What Could Have Been Done To Improve It:

- A larger cast. This is just embarrassing hearing the Doctor and Dara pretending to be some teenage couple that get eaten...

- Cut all of UNIT’s incredulity in part one. It’s just tedious.

- Get UNIT some kind of professional pride. They are so clueless, idiotic and downright useless I’d rather Torchwood Three was sorting out delicate problems between the super powers...

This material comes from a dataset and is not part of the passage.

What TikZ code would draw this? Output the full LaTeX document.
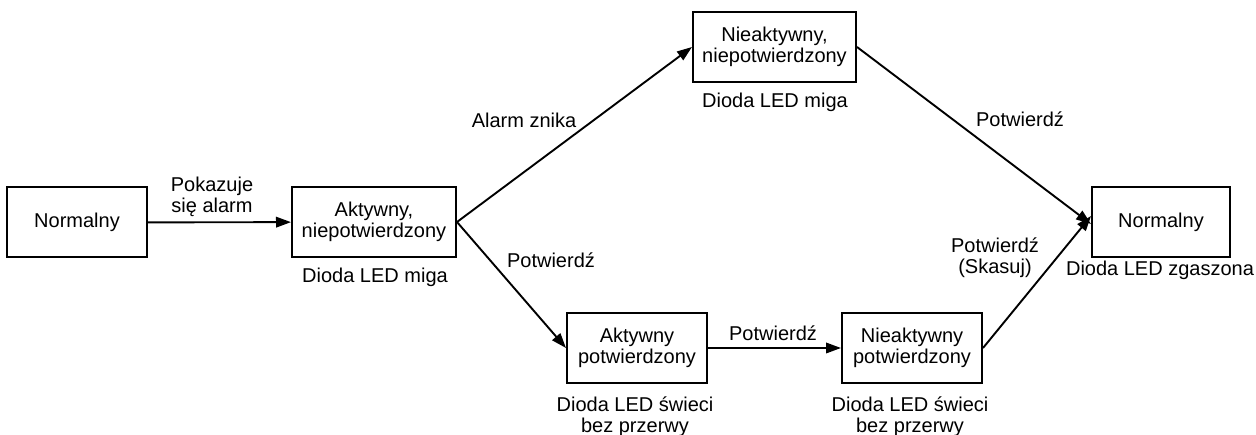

- the accents... sweet Jesus of Nazareth... the accents!


The Party Line:
A well woven, character-driven piece, Dark Dreams still seems to fail due to that bugaboo known as lack of budget. There are simply too many characters verses not enough actors and a distinct lack of sound effects used when this obviously should have been one of those big-budget blockbusters. If you can manage to get past what it sounds like, however, and concentrate solely on the story, Dark Dreams rises above the rags that it was clothed in.


The Awful Truth:
A padded, virtually plotless runaround, lack of budget is least of its worries. Characterization consists solely of “I had to do what I had to, to stop them before they stop us!”. Americans, Ulasi, Russians, UNIT, let them all burn. The accents are appalling, the characters unengaging, the plot resolution an out of the blue dues ex machina, and a distinctly immoral ending as a teenage girl has sexual fantasies over a centuries-old alien and the UN and the KGB form an alliance based on slaughtering mutual enemies. There’s five episodes of plot spared between two of them. If people think this is a deep story, then they are worryingly easy to impress.


Illustrations:
The cover for Dark Dreams. While technically well done, you will notice that the artist has mistakenly believed the aliens are from different races when they are suppost to be identical. Or is that me being all "they look the same to me" speciesist again?

The Doctor and Dara brood in the darkness. This illustration is notable because I can't remember a scene like this occuring in the story, and also because... just look at it! Does she LOOK like a fifteen year old? HOW DUMB DO THEY THINK WE ARE?!?